I don't look at it as a negative thing. It's not cocky. I'm trying to approach it at face value. I had a Japanese couple the other day eating at the counter. They were so free and willing to talk about things at face value. Or what they perceive as face value. None of us really have the answers, and as I said, I'm young and have a whole lot to learn. We're all on a journey here. But what struck me is that they would compare things openly as far as quality is concerned. You can't really argue quality. You can argue likes and dislikes. If you go somewhere and see a fish that is shitty and one that looks really good, it's obvious.
They were talking freely about differences between Saison and other restaurants they had been to. They were talking openly. It wasn't negative, just conversation. Maybe that's why quality is so much better in Japan. Maybe it's much easier to call a spade a spade there. Restaurants here are much more for profitability in America, and it's probably the same across the world, to some degree. But there's always going to be a handful of craftsmen and artisans that want to do the best at their thing.

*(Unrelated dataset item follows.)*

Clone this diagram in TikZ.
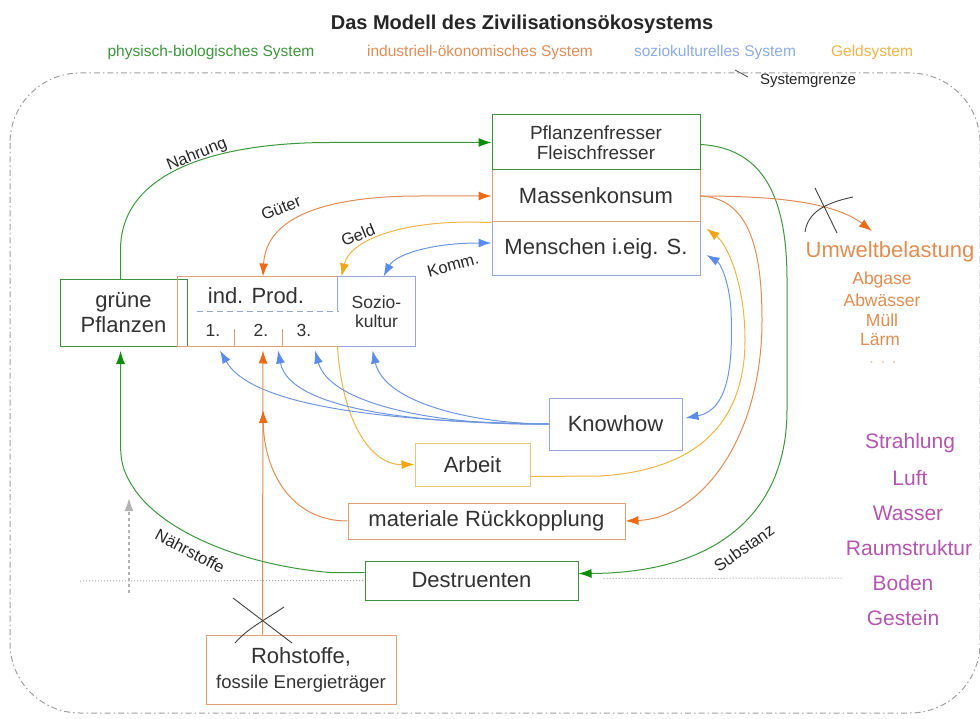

It's not about "Mine's better than yours!" It's about being free to discuss it openly. I definitely don't look at it as mine being better than theirs. It's really great to see other people's interpretations of how they cook food — what they use, how they do it — and you can't necessarily say that because you use the best fish it's better than someone who uses the best carrot. It has to be neutral, I think. You have to stay away from judging other people aside from yourself. I'm not here to judge anyone or to call anything other than what it is.

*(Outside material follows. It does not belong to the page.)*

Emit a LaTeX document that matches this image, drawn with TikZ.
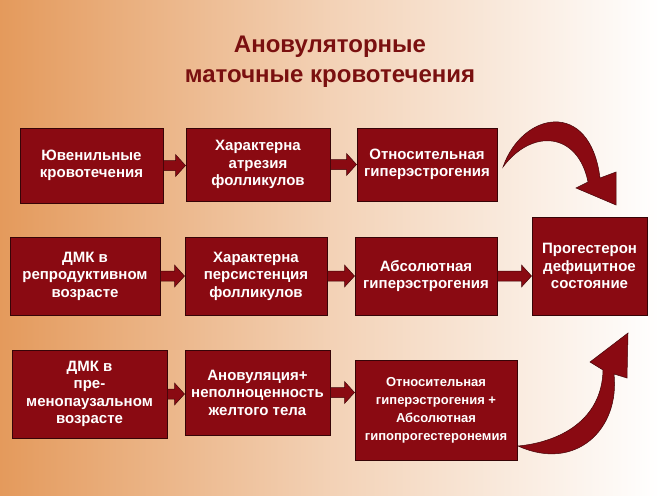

Can you talk a bit about the decision to scale back the price increase?
We didn't roll anything back. It was always $498. There's some confusion on everyone's part. I just let it go and said, "Fuck it, it's fine. Not a big deal."

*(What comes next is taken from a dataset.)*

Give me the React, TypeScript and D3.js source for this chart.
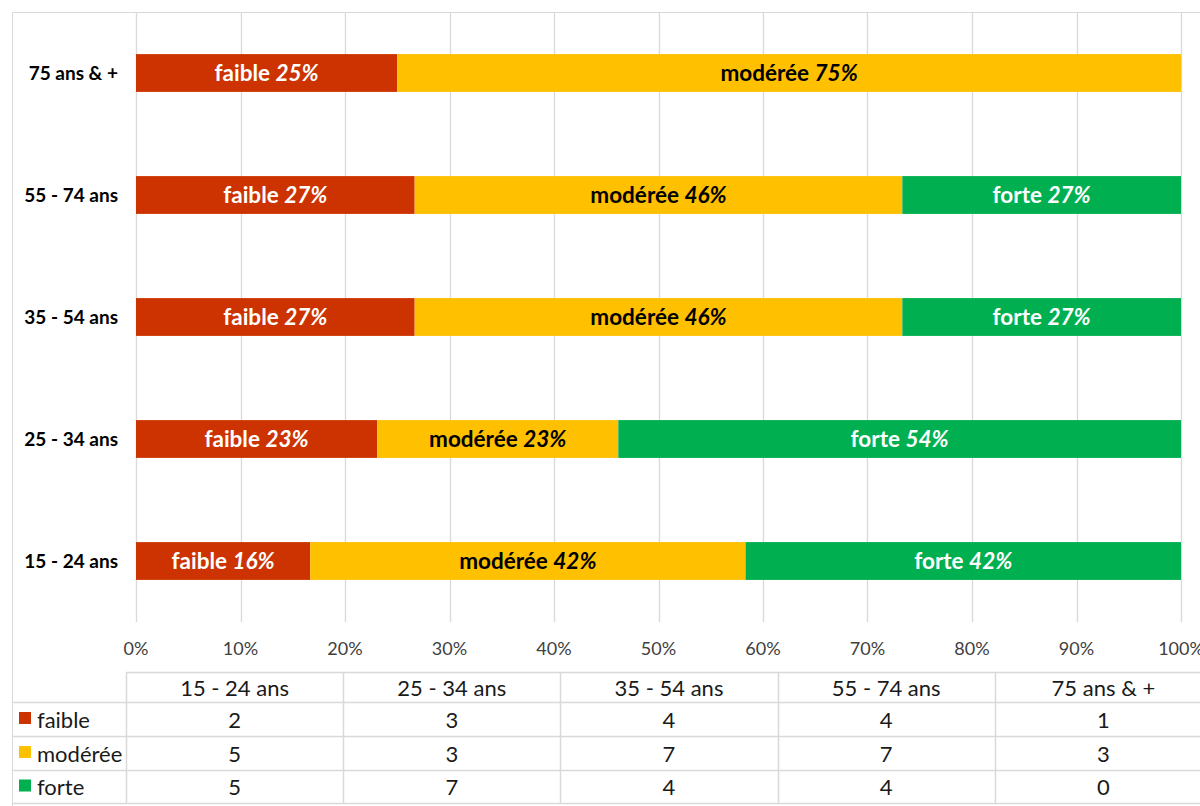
import React, { useEffect, useRef } from 'react';
import * as d3 from 'd3';

const categories = ['15 - 24 ans', '25 - 34 ans', '35 - 54 ans', '55 - 74 ans', '75 ans & +'];
const seriesNames = ['faible', 'modérée', 'forte'];
const faible = [2, 3, 4, 4, 1];
const moderee = [5, 3, 7, 7, 3];
const forte = [5, 7, 4, 4, 0];
// labels as shown on the bars
const faibleLabels = ['16%', '23%', '27%', '27%', '25%'];
const modereeLabels = ['42%', '23%', '46%', '46%', '75%'];
const forteLabels = ['42%', '54%', '27%', '27%', ''];
const xTicks = [0, 0.1, 0.2, 0.3, 0.4, 0.5, 0.6, 0.7, 0.8, 0.9, 1];

const colors = ['#CC3300', '#FFC000', '#00B050'];
const textColors = ['#fff', '#000', '#fff'];
const FONT = 'Lato, "Liberation Sans", sans-serif';

export default function App() {
  const svgRef = useRef<SVGSVGElement>(null);

  useEffect(() => {
    const width = 1200;
    const height = 806;
    const svg = d3.select(svgRef.current).attr('width', width).attr('height', height);
    svg.selectAll('*').remove();

    const values = [faible, moderee, forte];
    const labels = [faibleLabels, modereeLabels, forteLabels];
    const rows = categories.map((c, i) => {
      const r: any = { cat: c };
      seriesNames.forEach((s, j) => (r[s] = values[j][i]));
      return r;
    });
    const stack = d3.stack<any>().keys(seriesNames).offset(d3.stackOffsetExpand);
    const stacked = stack(rows);

    const plot = { left: 136, right: 1181, top: 12, bottom: 622 };
    const x = d3.scaleLinear().domain([0, 1]).range([plot.left, plot.right]);
    const y = d3.scaleBand()
      .domain(categories.slice().reverse())
      .range([plot.top, plot.bottom])
      .paddingInner(0.69)
      .paddingOuter(0.345);

    svg.append('rect').attr('width', width).attr('height', height).attr('fill', '#fff');

    // chart border
    svg.append('path')
      .attr('d', `M12.5,${height} V12.5 H${width}`)
      .attr('fill', 'none')
      .attr('stroke', '#d9d9d9');

    // gridlines
    svg.append('g').selectAll('line')
      .data(xTicks)
      .enter()
      .append('line')
      .attr('x1', d => Math.round(x(d)) + 0.5)
      .attr('x2', d => Math.round(x(d)) + 0.5)
      .attr('y1', plot.top)
      .attr('y2', plot.bottom)
      .attr('stroke', '#d9d9d9')
      .attr('stroke-width', 1.3);

    // bars
    stacked.forEach((layer, j) => {
      const g = svg.append('g');
      g.selectAll('rect')
        .data(layer)
        .enter()
        .append('rect')
        .attr('x', d => x(d[0]))
        .attr('y', d => y(d.data.cat)!)
        .attr('width', d => x(d[1]) - x(d[0]))
        .attr('height', y.bandwidth())
        .attr('fill', colors[j]);

      const t = g.selectAll('text')
        .data(layer.filter((d, i) => d[1] - d[0] > 0))
        .enter()
        .append('text')
        .attr('x', d => (x(d[0]) + x(d[1])) / 2)
        .attr('y', d => y(d.data.cat)! + y.bandwidth() / 2)
        .attr('dy', '0.36em')
        .attr('text-anchor', 'middle')
        .style('font-family', FONT)
        .style('font-size', '22.5px')
        .style('font-weight', 'bold')
        .style('fill', textColors[j]);
      t.append('tspan').text(seriesNames[j] + ' ');
      t.append('tspan')
        .style('font-style', 'italic')
        .text(d => labels[j][categories.indexOf(d.data.cat)]);
    });

    // category labels
    svg.append('g').selectAll('text')
      .data(categories)
      .enter()
      .append('text')
      .attr('x', 118)
      .attr('y', d => y(d)! + y.bandwidth() / 2)
      .attr('dy', '0.36em')
      .attr('text-anchor', 'end')
      .style('font-family', FONT)
      .style('font-size', '19px')
      .style('font-weight', 'bold')
      .style('fill', '#000')
      .text(d => d);

    // x tick labels
    svg.append('g').selectAll('text')
      .data(xTicks)
      .enter()
      .append('text')
      .attr('x', d => x(d))
      .attr('y', 649)
      .attr('dy', '0.36em')
      .attr('text-anchor', 'middle')
      .style('font-family', FONT)
      .style('font-size', '18px')
      .style('fill', '#404040')
      .text(d => d3.format('.0%')(d));

    // data table
    const tableLeft = 126;
    const colW = 217.2;
    const rowYs = [672, 702, 736, 770, 803];
    const tg = svg.append('g');
    const lineColor = '#d9d9d9';
    tg.append('line').attr('x1', tableLeft).attr('x2', width).attr('y1', rowYs[0] + 0.5).attr('y2', rowYs[0] + 0.5)
      .attr('stroke', lineColor).attr('stroke-width', 1.5);
    rowYs.slice(1).forEach(ry => {
      tg.append('line').attr('x1', 12).attr('x2', width).attr('y1', ry + 0.5).attr('y2', ry + 0.5)
        .attr('stroke', lineColor).attr('stroke-width', 1.5);
    });
    d3.range(0, categories.length + 1).forEach(i => {
      const cx = Math.round(tableLeft + i * colW) + 0.5;
      tg.append('line').attr('x1', cx).attr('x2', cx).attr('y1', rowYs[0]).attr('y2', rowYs[4])
        .attr('stroke', lineColor).attr('stroke-width', 1.5);
    });
    const tableFont = '22px';
    categories.forEach((c, i) => {
      const cx = tableLeft + (i + 0.5) * colW;
      tg.append('text')
        .attr('x', cx).attr('y', (rowYs[0] + rowYs[1]) / 2 + 1).attr('dy', '0.36em')
        .attr('text-anchor', 'middle')
        .style('font-family', FONT).style('font-size', tableFont).style('fill', '#1a1a1a')
        .text(c);
      values.forEach((vals, j) => {
        tg.append('text')
          .attr('x', cx).attr('y', (rowYs[j + 1] + rowYs[j + 2]) / 2 + 1).attr('dy', '0.36em')
          .attr('text-anchor', 'middle')
          .style('font-family', FONT).style('font-size', tableFont).style('fill', '#1a1a1a')
          .text(vals[i]);
      });
    });
    seriesNames.forEach((s, j) => {
      const cy = (rowYs[j + 1] + rowYs[j + 2]) / 2;
      tg.append('rect').attr('x', 19).attr('y', cy - 7).attr('width', 12).attr('height', 12).attr('fill', colors[j]);
      tg.append('text')
        .attr('x', 37).attr('y', cy + 1).attr('dy', '0.36em')
        .style('font-family', FONT).style('font-size', tableFont).style('fill', '#1a1a1a')
        .text(s);
    });
  }, []);

  return (
    <svg ref={svgRef} style={{ position: 'absolute', left: 0, top: 0, display: 'block' }} />
  );
}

Can you set the record straight, then?
It was simply an internal error on our part. I think some paperwork got away from us and that briefly it went up to $651 or something like that on the SeatMe website, and it wasn't supposed to. It was corrected right away. It was always $498 in my mind.
So Ryan Sutton's writings had nothing to do with the decision?
No, it had nothing to do with that. It was always supposed to be $498. I noticed the fact that it went up to $651 after he wrote that, and we corrected it. That wasn't the influence. The influence was that it was supposed to be $498 always.
How are people responding to that price?
We've done well so far. People have been receptive to it. We have a lot of people that have been exposed to food and have eaten around the world. It's also great that we are in San Francisco, which is a great dining community. That is the cheapest we could do this menu at. If we made it any cheaper, we couldn't be open as a restaurant.
Finally, let's talk about adopting a ticketing system. You're the second important restaurant to adopt that — Next in Chicago being the first.
We were actually the first. When we opened Saison, we were the first people to do it. We did it for a year, since day one, at Saison.
I had no idea.
Most people don't, but we try to let them know. It was said in the press release when we let it go, but no one pays attention to that part. When we first opened Saison, it was a ticketing system and everything was pre-paid. The problem was that we didn't have the right platform. So we went to normal reservations, because it was too difficult for the guests. Now, we've got SeatMe.
Finally, looking ahead, what are the objectives? What are the major goals you have in mind?
For us, this is about cooking day in and day out and making the best thing possible. It's about mastering a skill and learning about what's in front of you. And that takes a lifetime.